WHAT YOU SHOULD DO:
Reproduce word for word the lines from the beginning of the entries to the line with "const labelNudge = [[-1,-3],[-1,0],[-1,0],[-1,0]];", both included, but none of the pictures.

DATASET:
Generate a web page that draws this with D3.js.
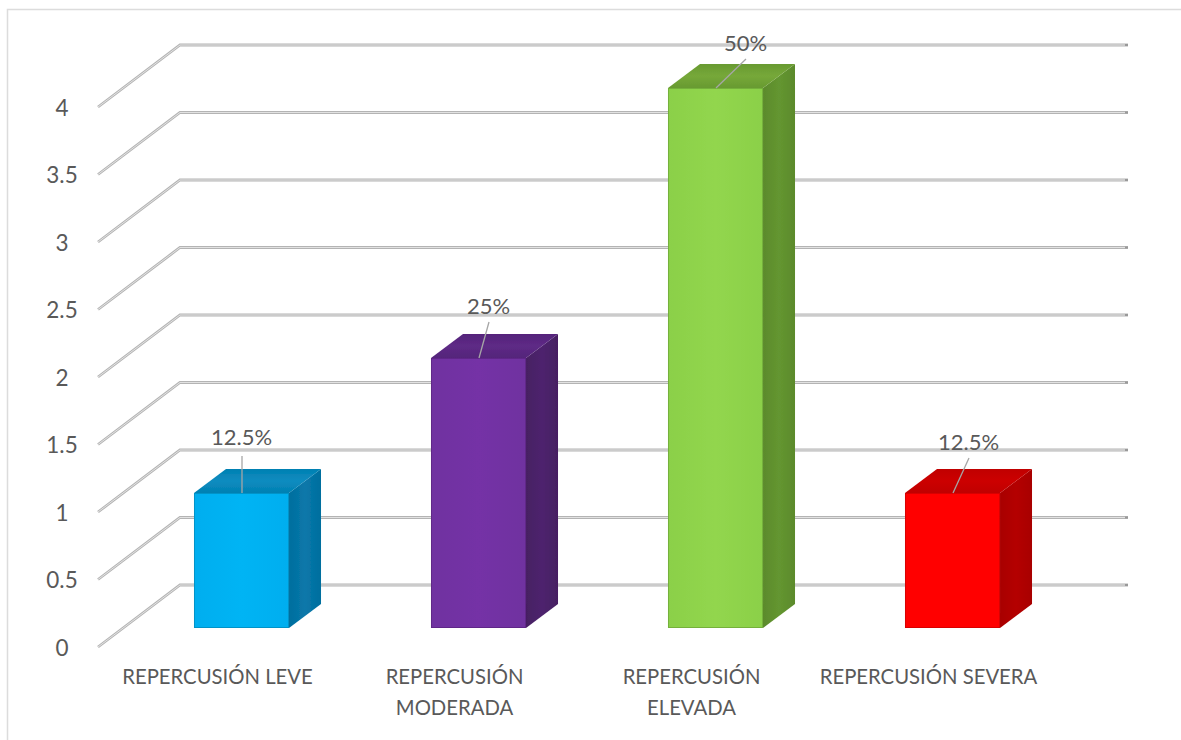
<!DOCTYPE html>
<html><head><meta charset="utf-8">
<script src="https://cdn.jsdelivr.net/npm/d3@7/dist/d3.min.js"></script>
<style>html,body{margin:0;padding:0;background:#fff}svg{display:block}text{font-family:Lato,"Open Sans",sans-serif;fill:#595959}</style>
</head><body><svg id="c" width="1181" height="740"></svg>
<script>
const categories = ["REPERCUSIÓN LEVE","REPERCUSIÓN MODERADA","REPERCUSIÓN ELEVADA","REPERCUSIÓN SEVERA"];
const values = [1,2,4,1];
const pctLabels = ["12.5%","25%","50%","12.5%"];
const yTicks = [0,0.5,1,1.5,2,2.5,3,3.5,4];
const faceColors = [
 {front:"#00aeef",light:"#04b4f4",edge:"#0493c8",side:"#006e9e",sideL:"#0a78aa",top:"#0380b2",topL:"#0b8cc0"},
 {front:"#7030a0",light:"#7432a6",edge:"#5f2888",side:"#461f62",sideL:"#4e246e",top:"#54247a",topL:"#5e2a86"},
 {front:"#8bd048",light:"#92d64e",edge:"#74b03a",side:"#5b8a2c",sideL:"#649630",top:"#689a30",topL:"#76a83a"},
 {front:"#ff0000",light:"#ff0000",edge:"#d80000",side:"#a80000",sideL:"#b40000",top:"#c00000",topL:"#cc0000"}];
const leaderEnds = [[0,-37],[10,-36],[30,-29],[16,-35]];
const labelNudge = [[-1,-3],[-1,0],[-1,0],[-1,0]];

const svg = d3.select("#c");
const W=1181;
svg.append("path").attr("d",`M7.5,740V9.5H${W}`).attr("fill","none").attr("stroke","#dcdcdc").attr("stroke-width",1.5);

const yBack = d3.scaleLinear().domain([0,4]).range([585,45]);
const yFront = d3.scaleLinear().domain([0,4]).range([647,107]);
const yBar = d3.scaleLinear().domain([0,4]).range([628,88]);
const x = d3.scaleBand().domain(categories).range([123,1071]).paddingInner(0.599).paddingOuter(0.2995);
const depthX=32, depthY=24;

const defs=svg.append("defs");
const blur=defs.append("filter").attr("id","soft").attr("x","-5%").attr("y","-5%").attr("width","110%").attr("height","110%");
blur.append("feGaussianBlur").attr("stdDeviation",0.5);
function grad(id,a,b,dir){
  const gr=defs.append("linearGradient").attr("id",id);
  if(dir==="v") gr.attr("x1",0).attr("y1",0).attr("x2",0).attr("y2",1);
  gr.append("stop").attr("offset","0").attr("stop-color",a);
  gr.append("stop").attr("offset","0.5").attr("stop-color",b);
  gr.append("stop").attr("offset","1").attr("stop-color",a);
}

const grid=svg.append("g").attr("filter","url(#soft)");
yTicks.forEach(t=>{
  const p=`M98,${yFront(t)}L180,${yBack(t)}H1128`;
  grid.append("path").attr("d",p).attr("fill","none").attr("stroke","#b4b4b4").attr("stroke-width",2.8);
  grid.append("path").attr("d",p).attr("fill","none").attr("stroke","#e8e8e8").attr("stroke-width",0.9);
  grid.append("rect").attr("x",1125).attr("y",yBack(t)-1).attr("width",3).attr("height",2).attr("fill","#999");
});

const axL=svg.append("g").attr("transform","translate(77,1)").call(d3.axisLeft(yFront).tickValues(yTicks).tickSize(0).tickFormat(d=>String(d)));
axL.select(".domain").remove();
axL.selectAll("text").attr("font-size",22.5).attr("text-anchor","middle").attr("x",-15).attr("dy","0.33em").style("fill","#595959").style("font-family","Lato");

const g=svg.append("g").attr("filter","url(#soft)");
categories.forEach((c,i)=>{
  const x0=x(c),w=x.bandwidth(),y0=yBar(0),y1=yBar(values[i]),col=faceColors[i];
  grad("f"+i,col.front,col.light);
  grad("s"+i,col.side,col.sideL);
  grad("t"+i,col.top,col.topL,"v");
  g.append("path").attr("d",`M${x0+w},${y1}l${depthX},${-depthY}V${y0-depthY}l${-depthX},${depthY}Z`).attr("fill",`url(#s${i})`);
  g.append("path").attr("d",`M${x0},${y1}l${depthX},${-depthY}H${x0+w+depthX}l${-depthX},${depthY}Z`).attr("fill",`url(#t${i})`);
  g.append("rect").attr("x",x0+.5).attr("y",y1+.5).attr("width",w-1).attr("height",y0-y1-1).attr("fill",`url(#f${i})`).attr("stroke",col.edge).attr("stroke-width",1);
  const cx=x0+w/2, [dx,dy]=leaderEnds[i], [nx,ny]=labelNudge[i];
  svg.append("line").attr("x1",cx+0.5).attr("y1",y1).attr("x2",cx+dx+0.5).attr("y2",y1+dy).attr("stroke","#a6a6a6").attr("stroke-width",1.3);
  svg.append("text").attr("x",cx+dx+nx+1).attr("y",y1+dy-8+ny).attr("text-anchor","middle").attr("font-size",22).text(pctLabels[i]);
});

const axB=svg.append("g").attr("transform","translate(-24,668)").call(d3.axisBottom(x).tickSize(0));
axB.select(".domain").remove();
axB.selectAll("text").each(function(d){
  const t=d3.select(this).text(null).attr("y",0).attr("dy",null).attr("font-size",20.3).style("fill","#595959").style("font-family","Lato");
  const lines=(d==="REPERCUSIÓN MODERADA"||d==="REPERCUSIÓN ELEVADA")?d.split(" "):[d];
  lines.forEach((l,k)=>t.append("tspan").attr("x",0).attr("y",16+k*31).text(l));
});
</script></body></html>
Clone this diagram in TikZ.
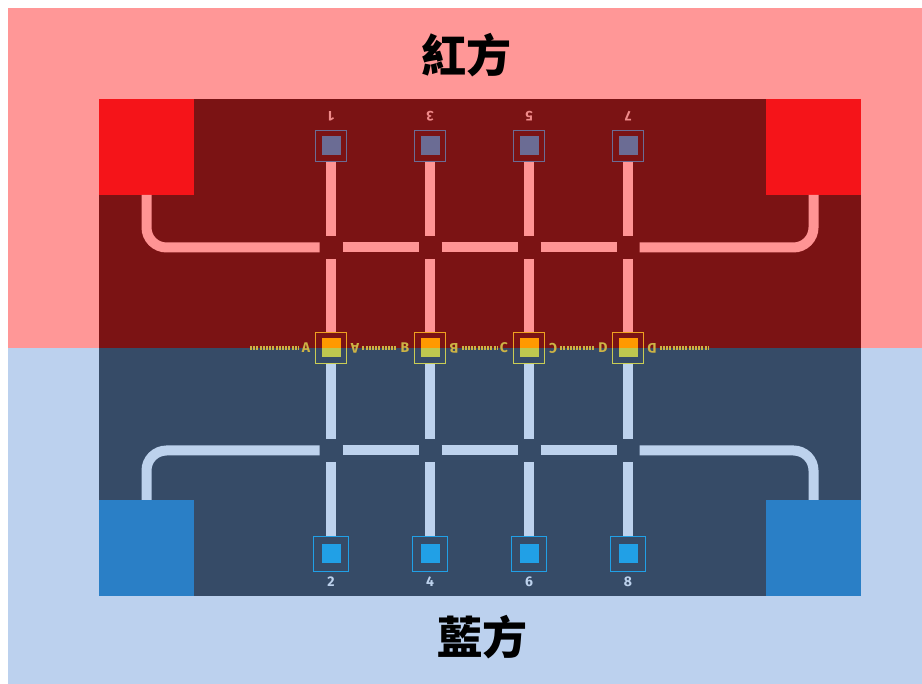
\documentclass[tikz,border=0pt]{standalone}
\usepackage{fontspec}
\setmainfont{Fira Sans}
\newfontfamily\cjk{Noto Sans CJK TC}
\usetikzlibrary{positioning}
\usetikzlibrary{calc}

\definecolor{bgred}{HTML}{FF9797}
\definecolor{bgblue}{HTML}{BCD1EE}
\definecolor{boardred}{HTML}{7B1314}
\definecolor{boardblue}{HTML}{364B67}
\definecolor{cornerred}{HTML}{F51419}
\definecolor{cornerblue}{HTML}{2A7FC6}
\definecolor{trackred}{HTML}{FF9494}
\definecolor{trackblue}{HTML}{BDD2ED}
\definecolor{padred}{HTML}{6B6C94}
\definecolor{padblue}{HTML}{21A0E6}
\definecolor{midtop}{HTML}{FF9900}
\definecolor{midtopline}{HTML}{EFA020}
\definecolor{midbot}{HTML}{BFC74F}
\definecolor{midbotline}{HTML}{C9CD55}
\definecolor{lettercol}{HTML}{CDB445}
\definecolor{numred}{HTML}{F08A8A}

\begin{document}
\begin{tikzpicture}[
    x=1pt, y=-1pt,
    corner/.style={
        minimum width=95pt,
        minimum height=96pt,
        inner sep=0pt, outer sep=0pt
    },
    pad/.style={
        draw=#1, line width=1.4pt,
        minimum size=31pt,
        inner sep=0pt, outer sep=0pt,
        path picture={\fill[#1] ($(path picture bounding box.center)+(-9.5pt,-9.5pt)$) rectangle ++(19pt,19pt);}
    },
    midpad/.style={minimum size=31pt, inner sep=0pt, outer sep=0pt},
    redtrack/.style={draw=trackred, line width=10pt},
    bluetrack/.style={draw=trackblue, line width=10pt},
    num/.style={font=\fontsize{14}{14}\selectfont\bfseries, inner sep=0pt},
    letter/.style={font=\fontsize{14}{14}\selectfont\bfseries, text=lettercol, inner sep=3pt},
    dots/.style={draw=lettercol, line width=3.5pt, dash pattern=on 2pt off 1.2pt},
    title/.style={font=\fontsize{45}{45}\selectfont\cjk\bfseries}
]
\useasboundingbox (0,0) rectangle (922,684);

% sides
\fill[bgred] (8,8) rectangle (922,348);
\fill[bgblue] (8,348) rectangle (922,684);
\node[title] (redname) at (466,55) {紅方};
\node[title] (bluename) at (482,637) {藍方};

% board
\fill[boardred] (99,99) rectangle (861,348);
\fill[boardblue] (99,348) rectangle (861,596);
\node[corner, fill=cornerred, anchor=north west] (redTL) at (99,99) {};
\node[corner, fill=cornerred, anchor=north east] (redTR) at (861,99) {};
\node[corner, fill=cornerblue, anchor=south west] (blueBL) at (99,596) {};
\node[corner, fill=cornerblue, anchor=south east] (blueBR) at (861,596) {};

% pads and junctions
\foreach \i/\x/\top/\bot/\L in {1/331/1/2/A, 2/430/3/4/B, 3/529/5/6/C, 4/628/7/8/D} {
    \node[pad=padred] (t\i) at (\x,146) {};
    \node[num, text=numred, rotate=180] (tn\i) at (\x,116) {\top};
    \node[pad=padblue, minimum size=35pt] (d\i) at (\x,554) {};
    \node[num, text=trackblue] (dn\i) at (\x,582) {\bot};
    \node[midpad] (m\i) at (\x,348) {};
    \draw[midtopline, line width=1.4pt] (m\i.west) |- (m\i.north) -| (m\i.east);
    \draw[midbotline, line width=1.4pt] (m\i.west) |- (m\i.south) -| (m\i.east);
    \fill[midtop] ($(m\i.center)+(-9.5,-9.5)$) rectangle ($(m\i.center)+(9.5,0)$);
    \fill[midbot] ($(m\i.center)+(-9.5,0)$) rectangle ($(m\i.center)+(9.5,9.5)$);
    \node[letter] (la\i) at (\x-25,348) {\L};
    \node[letter, rotate=180] (lb\i) at (\x+24,348) {\L};
    \coordinate (r\i) at (\x,247.5);
    \coordinate (b\i) at (\x,450.5);
    % tracks
    \draw[redtrack, shorten <=0.7pt, shorten >=11.5pt] (t\i.south) -- (r\i);
    \draw[redtrack, shorten <=11.5pt, shorten >=0.7pt] (r\i) -- (m\i.north);
    \draw[bluetrack, shorten <=0.7pt, shorten >=11.5pt] (m\i.south) -- (b\i);
    \draw[bluetrack, shorten <=11.5pt, shorten >=0.7pt] (b\i) -- (d\i.north);
}
\foreach \a/\b in {1/2, 2/3, 3/4} {
    \draw[redtrack, shorten <=11.5pt, shorten >=11.5pt] (r\a) -- (r\b);
    \draw[bluetrack, shorten <=11.5pt, shorten >=11.5pt] (b\a) -- (b\b);
}
\draw[redtrack, rounded corners=20pt, shorten >=11.5pt] (redTL.south) |- (r1);
\draw[redtrack, rounded corners=20pt, shorten >=11.5pt] (redTR.south) |- (r4);
\draw[bluetrack, rounded corners=20pt, shorten >=11.5pt] (blueBL.north) |- (b1);
\draw[bluetrack, rounded corners=20pt, shorten >=11.5pt] (blueBR.north) |- (b4);

% centre line
\coordinate (lineL) at (250,348);
\coordinate (lineR) at (708,348);
\draw[dots] (lineL) -- (la1);
\draw[dots] (lb1) -- (la2);
\draw[dots] (lb2) -- (la3);
\draw[dots] (lb3) -- (la4);
\draw[dots] (lb4) -- (lineR);
\end{tikzpicture}
\end{document}
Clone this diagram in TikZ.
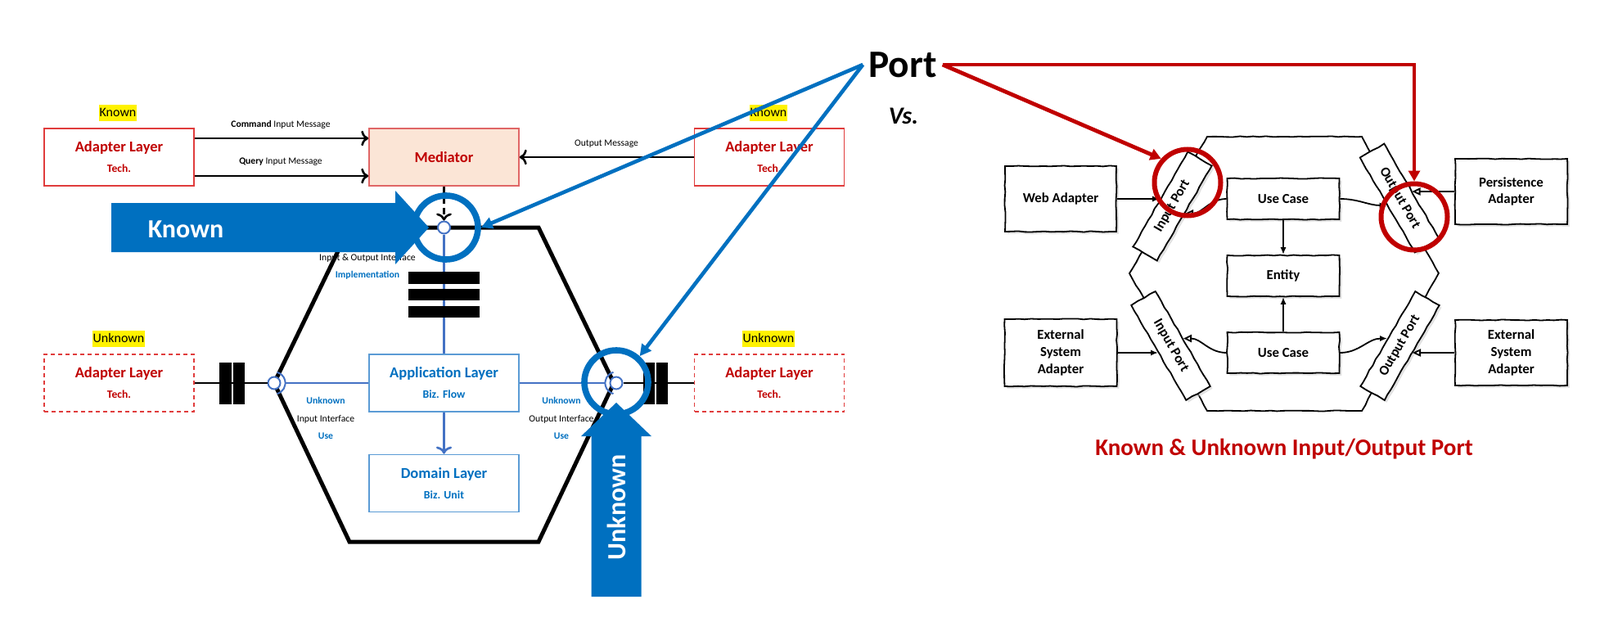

EXERCISE OUTPUT:
Generate a web page that draws this with D3.js.
<!DOCTYPE html>
<html><head><meta charset="utf-8">
<script src="https://cdn.jsdelivr.net/npm/d3@7/dist/d3.min.js"></script>
<style>html,body{margin:0;padding:0;background:#fff}svg{display:block}text{font-family:Lato,"Open Sans",sans-serif;fill:#595959}</style>
</head><body><svg id="c" width="1181" height="740"></svg>
<script>
const categories = ["REPERCUSIÓN LEVE","REPERCUSIÓN MODERADA","REPERCUSIÓN ELEVADA","REPERCUSIÓN SEVERA"];
const values = [1,2,4,1];
const pctLabels = ["12.5%","25%","50%","12.5%"];
const yTicks = [0,0.5,1,1.5,2,2.5,3,3.5,4];
const faceColors = [
 {front:"#00aeef",light:"#04b4f4",edge:"#0493c8",side:"#006e9e",sideL:"#0a78aa",top:"#0380b2",topL:"#0b8cc0"},
 {front:"#7030a0",light:"#7432a6",edge:"#5f2888",side:"#461f62",sideL:"#4e246e",top:"#54247a",topL:"#5e2a86"},
 {front:"#8bd048",light:"#92d64e",edge:"#74b03a",side:"#5b8a2c",sideL:"#649630",top:"#689a30",topL:"#76a83a"},
 {front:"#ff0000",light:"#ff0000",edge:"#d80000",side:"#a80000",sideL:"#b40000",top:"#c00000",topL:"#cc0000"}];
const leaderEnds = [[0,-37],[10,-36],[30,-29],[16,-35]];
const labelNudge = [[-1,-3],[-1,0],[-1,0],[-1,0]];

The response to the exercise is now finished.